Forum Artistic Research

Oral Presentation

Backstage Cruising: Asemic Inscriptions and the Trans-Vocal Collective

Richie Lux Kramár

on  Thu, 10:30in  Neuer Saalfor  30min

In the normative world of opera, the prompter lives in a state of constant suspension. Tucked into a box at the edge of the stage, they exist in the gap between presence and absence—part of the performance, yet invisible to the public. I identify a structural alignment between the prompter and the trans subject: both are marginal voices whose labor is required only when the normative facade fails. For the trans researcher-prompter, the state of being suspended in the language of the libretto is not a passive impasse, but a radical artistic operation that deconstructs the myth of the sovereign, individual voice.

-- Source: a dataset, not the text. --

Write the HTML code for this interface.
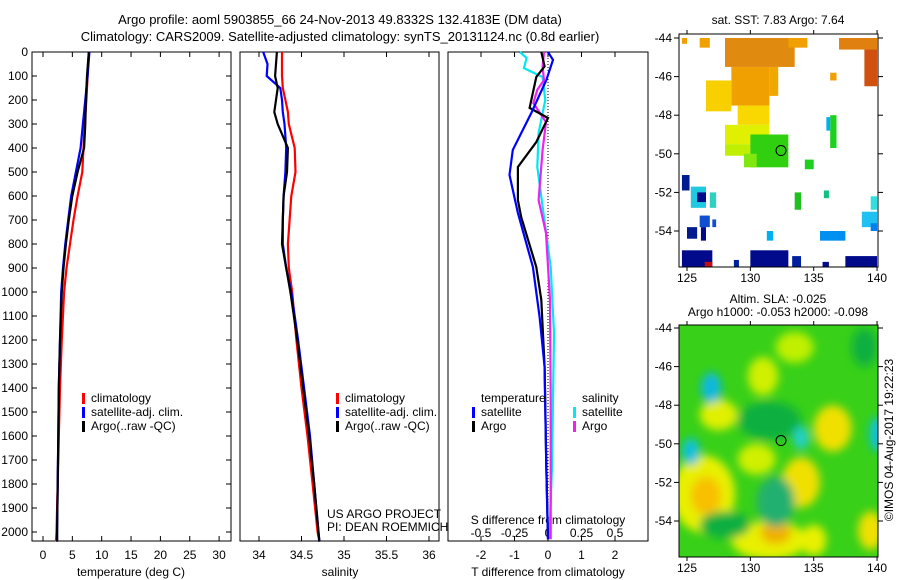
<!DOCTYPE html>
<html><head><meta charset="utf-8"><style>
html,body{margin:0;padding:0;background:#fff;}
svg{display:block;font-family:"Liberation Sans",sans-serif;}
</style></head><body>
<svg id="chart" width="900" height="580" viewBox="0 0 900 580" xmlns="http://www.w3.org/2000/svg">
<defs>
<filter id="blur" x="-50%" y="-50%" width="200%" height="200%"><feGaussianBlur stdDeviation="4.5"/></filter>
<clipPath id="clipTop"><rect x="679" y="34" width="199" height="233"/></clipPath>
<clipPath id="clipBot"><rect x="679" y="325" width="199" height="232"/></clipPath>
</defs>
<text x="340" y="24" font-size="13" text-anchor="middle">Argo profile: aoml 5903855_66 24-Nov-2013 49.8332S 132.4183E (DM data)</text>
<text x="340" y="41" font-size="13" text-anchor="middle">Climatology: CARS2009. Satellite-adjusted climatology: synTS_20131124.nc (0.8d earlier)</text>
<g id="g"></g>
</svg>
<script>
// ---- data ----
const depthTicks=[0,100,200,300,400,500,600,700,800,900,1000,1100,1200,1300,1400,1500,1600,1700,1800,1900,2000];
const tempTicks=[0,5,10,15,20,25,30];
const salTicks=[34,34.5,35,35.5,36];
const salTickLabels=["34","34.5","35","35.5","36"];
const tdTicks=[-2,-1,0,1,2];
const sdTicks=[-0.5,-0.25,0,0.25,0.5];
const sdTickLabels=["-0.5","-0.25","0","0.25","0.5"];

const tDepth=[0,100,200,300,400,500,600,700,800,900,1000,1200,1400,1600,1800,2000,2040];
const tClim=[7.8,7.6,7.4,7.1,6.9,6.7,5.9,5.2,4.6,4.0,3.6,3.2,2.9,2.7,2.5,2.3,2.2];
const tSat=[7.9,7.6,7.2,6.8,6.4,5.6,4.8,4.3,3.8,3.4,3.1,2.9,2.7,2.6,2.5,2.4,2.4];
const tArgo=[7.8,7.5,7.3,7.2,7.0,5.9,5.0,4.4,3.9,3.5,3.2,2.9,2.7,2.6,2.5,2.4,2.4];

const sDepth=[0,50,100,150,200,250,300,400,500,600,700,800,900,1000,1200,1400,1600,1800,2000,2040];
const sClim=[34.27,34.27,34.27,34.28,34.31,34.34,34.35,34.42,34.43,34.38,34.36,34.34,34.35,34.39,34.44,34.50,34.57,34.63,34.69,34.71];
const sSat=[34.05,34.10,34.09,34.25,34.27,34.28,34.30,34.32,34.31,34.29,34.28,34.28,34.32,34.38,34.46,34.53,34.60,34.65,34.70,34.71];
const sArgo=[34.21,34.20,34.19,34.22,34.20,34.18,34.22,34.34,34.33,34.29,34.28,34.27,34.32,34.37,34.45,34.52,34.59,34.65,34.70,34.71];

const dtSatDepth=[0,33,117,254,408,512,671,896,1104,1312,1729,2030];
const dtSat=[0,0.15,-0.05,-0.5,-1.05,-1.15,-0.9,-0.45,-0.25,-0.1,-0.05,0];
const dtArgoDepth=[0,60,104,233,275,375,479,617,688,896,1033,1312,1729,2030];
const dtArgo=[-0.2,-0.1,-0.35,-0.55,0,-0.35,-0.9,-0.9,-0.8,-0.35,-0.2,-0.1,-0.05,0];
const dsSatDepth=[0,25,67,104,200,337,479,688,896,1171,1729,2030];
const dsSat=[-0.21,-0.16,-0.18,-0.04,-0.02,-0.07,-0.08,-0.03,0.02,0.045,0.03,0.01];
const dsArgoDepth=[0,62,117,158,213,254,292,408,617,754,1033,1450,2030];
const dsArgo=[-0.03,-0.04,-0.03,-0.08,-0.11,-0.06,-0.015,-0.04,-0.07,-0.015,0.015,0.02,0.02];

const lonTicks=[125,130,135,140];
const latTicks=[-44,-46,-48,-50,-52,-54];
const sstPatches=[
[128,133.5,-44,-45.5,'#e08a10'],[128.5,131.5,-45.5,-47.5,'#f0a000'],[131.5,132.2,-45.5,-47,'#f0a800'],
[126.5,128.5,-46.2,-47.8,'#f8d000'],[129,131.5,-47.5,-48.5,'#f8d800'],[128,131.5,-48.5,-49.5,'#e0f000'],
[128,130,-49.5,-50.1,'#c0f000'],[130,133,-49,-50.7,'#30d010'],[129.5,130.5,-50,-50.7,'#80e810'],[134.3,135,-50.3,-50.8,'#20d020'],
[133.5,134,-52,-52.9,'#20c020'],[136.3,136.8,-48,-49.7,'#20d020'],[136,136.3,-48.1,-48.8,'#00b0f0'],
[135.8,136.2,-51.9,-52.3,'#10c080'],[139,140,-44,-46.5,'#d05010'],[137,140,-44,-44.6,'#e08010'],
[133,134.5,-44,-44.5,'#f0a000'],[136.3,136.8,-45.8,-46.2,'#f0a000'],[124.6,125,-44,-44.3,'#f0a000'],
[126,126.8,-44,-44.5,'#f0a000'],[124.6,127,-55,-55.9,'#000a8a'],[130,133,-55,-55.9,'#000a8a'],
[133.3,134,-55.3,-55.9,'#0020a0'],[135.7,136.2,-55.6,-55.9,'#000a8a'],[137.5,140,-55.3,-55.9,'#000a8a'],
[128.7,129.1,-55.5,-55.9,'#0020a0'],[126.4,127,-55.6,-55.9,'#c01010'],[124.6,125.2,-51.1,-51.9,'#001a90'],
[125.3,126.5,-51.7,-52.8,'#20c8e0'],[125.8,126.5,-52,-52.5,'#000a8a'],[126.8,127.3,-52,-52.8,'#30d0c0'],
[126,126.8,-53.2,-53.8,'#1050d0'],[125,125.8,-53.8,-54.4,'#001a90'],[126.1,126.5,-53.8,-54.5,'#000a8a'],
[127,127.3,-53.4,-53.8,'#1050d0'],[131.3,131.8,-54,-54.5,'#00b0f0'],[135.5,137.5,-54,-54.5,'#0090f0'],
[138.8,140,-53,-53.8,'#20c0f0'],[139.5,140,-52.2,-52.9,'#30e0e0'],[139.5,140,-53.6,-54,'#0080f0']];
const slaBlobs=[
[126.3,-52.6,2.5,2,'#e8f000'],[126.5,-52.7,1.2,1,'#f8c000'],[131.5,-55,3,1,'#e8f000'],[132,-54.6,1.2,0.6,'#f0b000'],
[136.5,-49.2,1.5,1.2,'#f0e000'],[134,-52,1.5,1.3,'#f0e000'],[130.5,-50.8,1.5,0.8,'#d0f000'],[131,-46.5,1.2,1,'#d0f000'],
[127.5,-48.5,1.5,0.8,'#e0f000'],[139.5,-54.5,1,1,'#f0e000'],[135,-55,1,0.8,'#e8f000'],[133.5,-45,1.5,0.8,'#c0f000'],
[131.5,-48.8,2.5,1,'#10b040'],[132,-53,1.5,1.3,'#20b070'],[128,-54.2,2,0.7,'#10b040'],[139,-45,1,1,'#10b040'],
[126.9,-47.1,0.8,0.8,'#10b8e0'],[125.3,-50.4,0.7,0.7,'#10c0e0'],[134,-49.7,0.6,0.6,'#20d0d0'],[140,-49.5,0.6,0.9,'#10c0e0']];

// ---- helpers ----
const NS="http://www.w3.org/2000/svg";
const root=document.getElementById('g');
function mk(tag,attrs,parent){const e=document.createElementNS(NS,tag);for(const k in attrs)e.setAttribute(k,attrs[k]);(parent||root).appendChild(e);return e;}
const Y0=52,YS=0.24;
function yD(d){return Y0+d*YS;}
function xT(v){return 43+v*5.87;}
function xS(v){return 259+(v-34)*85;}
function xDT(v){return 548+v*33.5;}
function xDS(v){return 548+v*134;}
function lonX(l){return 687+(l-125)*12.67;}
function latYTop(l){return 38+(-44-l)*19.3;}
function latYBot(l){return 328+(-44-l)*19.3;}

const panels=[[32,231,'temperature-panel'],[240,439,'salinity-panel'],[448,648,'difference-panel']];
panels.forEach(p=>{
  const r=mk('rect',{x:p[0],y:52,width:p[1]-p[0],height:489,fill:'none',stroke:'#000','stroke-width':1});
  
  
});
depthTicks.forEach(d=>{
  const t=mk('text',{x:28,y:yD(d)+4,'font-size':12,'text-anchor':'end'});t.textContent=d;
  
  
  mk('line',{x1:32,x2:37,y1:yD(d),y2:yD(d),stroke:'#000'});
  mk('line',{x1:226,x2:231,y1:yD(d),y2:yD(d),stroke:'#000'});
});
function xticks(ticks,labels,fx,ly){
  ticks.forEach((v,i)=>{
    const x=fx(v);
    mk('line',{x1:x,x2:x,y1:52,y2:57,stroke:'#000'});
    mk('line',{x1:x,x2:x,y1:536,y2:541,stroke:'#000'});
    const t=mk('text',{x:x,y:ly,'font-size':12,'text-anchor':'middle'});t.textContent=labels[i];
    
    
  });
}
xticks(tempTicks,tempTicks.map(String),xT,559);
xticks(salTicks,salTickLabels,xS,559);
xticks(tdTicks,tdTicks.map(String),xDT,559);
sdTicks.forEach((v,i)=>{
  const t=mk('text',{x:xDS(v),y:537,'font-size':12,'text-anchor':'middle'});t.textContent=sdTickLabels[i];
  
  
});
[[131,576,'temperature (deg C)','temperature-axis-title'],[340,576,'salinity','salinity-axis-title'],[548,576,'T difference from climatology','t-diff-axis-title'],[548,524,'S difference from climatology','s-diff-axis-title']].forEach(a=>{
  const t=mk('text',{x:a[0],y:a[1],'font-size':12,'text-anchor':'middle'});t.textContent=a[2];
  
  
});
mk('line',{x1:548,x2:548,y1:52,y2:541,stroke:'#000','stroke-dasharray':'1,2'});

function line(depths,vals,fx,color,name){
  const pts=depths.map((d,i)=>fx(vals[i]).toFixed(1)+','+yD(d).toFixed(1)).join(' ');
  const e=mk('polyline',{points:pts,fill:'none',stroke:color,'stroke-width':2.2});
  
  
}
line(tDepth,tClim,xT,'#f00','temp-climatology-line');
line(tDepth,tSat,xT,'#00f','temp-satellite-line');
line(tDepth,tArgo,xT,'#000','temp-argo-line');
line(sDepth,sClim,xS,'#f00','sal-climatology-line');
line(sDepth,sSat,xS,'#00f','sal-satellite-line');
line(sDepth,sArgo,xS,'#000','sal-argo-line');
line(dsSatDepth,dsSat,xDS,'#00e8f0','s-diff-satellite-line');
line(dsArgoDepth,dsArgo,xDS,'#f020f0','s-diff-argo-line');
line(dtArgoDepth,dtArgo,xDT,'#000','t-diff-argo-line');
line(dtSatDepth,dtSat,xDT,'#00f','t-diff-satellite-line');

function legend(x,y,color,label,name){
  if(color) mk('rect',{x:x-9,y:y-9,width:3,height:11,fill:color});
  const t=mk('text',{x:x,y:y,'font-size':12});t.textContent=label;
  
  
}
legend(91,402,'#f00','climatology','legend-climatology');
legend(91,416,'#00f','satellite-adj. clim.','legend-satellite');
legend(91,430,'#000','Argo(..raw -QC)','legend-argo');
legend(345,402,'#f00','climatology','legend-climatology-2');
legend(345,416,'#00f','satellite-adj. clim.','legend-satellite-2');
legend(345,430,'#000','Argo(..raw -QC)','legend-argo-2');
legend(481,402,null,'temperature','legend-temperature-heading');
legend(481,416,'#00f','satellite','legend-t-satellite');
legend(481,430,'#000','Argo','legend-t-argo');
legend(582,402,null,'salinity','legend-salinity-heading');
legend(582,416,'#00e8f0','satellite','legend-s-satellite');
legend(582,430,'#f020f0','Argo','legend-s-argo');
legend(327,518,null,'US ARGO PROJECT','credit-project');
legend(327,531,null,'PI: DEAN ROEMMICH','credit-pi');

// ---- maps ----
const gTop=mk('g',{'clip-path':'url(#clipTop)'});


sstPatches.forEach(p=>{
  const x0=lonX(p[0]),x1=lonX(p[1]),y0=latYTop(p[2]),y1=latYTop(p[3]);
  const r=mk('rect',{x:x0,y:y0,width:x1-x0,height:y1-y0,fill:p[4]},gTop);
  
  
});
const gBot=mk('g',{'clip-path':'url(#clipBot)'});


mk('rect',{x:679,y:325,width:199,height:232,fill:'#38d018'},gBot);
const gBlur=mk('g',{filter:'url(#blur)'},gBot);
slaBlobs.forEach(b=>{
  const e=mk('ellipse',{cx:lonX(b[0]),cy:latYBot(b[1]),rx:b[2]*12.67,ry:b[3]*19.3,fill:b[4]},gBlur);
  
  
});
function mapFrame(y0,y1,fy,name){
  const r=mk('rect',{x:679,y:y0,width:199,height:y1-y0,fill:'none',stroke:'#000'});
  
  
  latTicks.forEach(l=>{
    const y=fy(l);
    mk('line',{x1:674,x2:679,y1:y,y2:y,stroke:'#000'});
    mk('line',{x1:878,x2:883,y1:y,y2:y,stroke:'#000'});
    const t=mk('text',{x:672,y:y+4,'font-size':12,'text-anchor':'end'});t.textContent=l;
    
    
  });
  lonTicks.forEach(l=>{
    const x=lonX(l);
    mk('line',{x1:x,x2:x,y1:y0-4,y2:y0,stroke:'#000'});
    mk('line',{x1:x,x2:x,y1:y1,y2:y1+4,stroke:'#000'});
    const t=mk('text',{x:x,y:y1+15,'font-size':12,'text-anchor':'middle'});t.textContent=l;
    
    
  });
  const c=mk('circle',{cx:lonX(132.42),cy:fy(-49.83),r:5,fill:'none',stroke:'#000'});
  
  
}
mapFrame(34,267,latYTop,'sst-map-frame');
mapFrame(325,557,latYBot,'sla-map-frame');
[[778,24,'sat. SST: 7.83 Argo: 7.64','sst-map-title'],[778,303,'Altim. SLA: -0.025','sla-map-title'],[778,316,'Argo h1000: -0.053 h2000: -0.098','sla-map-subtitle']].forEach(a=>{
  const t=mk('text',{x:a[0],y:a[1],'font-size':12,'text-anchor':'middle'});t.textContent=a[2];
  
  
});
const cr=mk('text',{x:0,y:0,'font-size':12,'text-anchor':'middle',transform:'translate(893,440) rotate(-90)'});
cr.textContent='©IMOS 04-Aug-2017 19:22:23';


</script>
</body></html>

The prompter’s labor is defined by a unique form of vocal dispossession. Bound to a text they did not write and a sound they do not own, the prompter serves as a vocal prosthesis, offering their voice to fill the silence when a performer falters. In these moments, the prompter throws their voice through the silence and onto the body of the performer. This creates a collective voice: an acousmatic phenomenon where the voice and its source no longer match. In this suspension, the solid matter of the libretto dissolves into a liquid medium where bodies and voices are permitted to be asynchronous. For the trans subject, this refusal to produce a single, legible identity—in favor of a shared and shifting resonance—becomes a site of power. To navigate the emergency of a live performance, the prompter often abandons verbal clarity for a realm of asemic and alinguistic inscription. When the linear structure of the score fails, communication shifts to a fluid repertoire of tongue clicks, rhythmic claps, pops, and haptic gestures. I describe this interaction as a form of backstage cruising—a set of signals and vibes that are deeply meaningful to those in the know (the conspiratorial alliance of prompter and performer) but remain imperceptible to the audience. This cruising is a shared practice where the prompter destroys the authority of language to preserve the life of the performance. By reframing the prompt box as a site of suspension, this presentation explores how pausing the power of language allows a queer, marginal presence to thrive. It privileges babble and the fragmentary over the demand for a polished, stable identity. In the suspension of the prompter’s box, the collective voice does not just support the performance; it actively unsettles its foundations.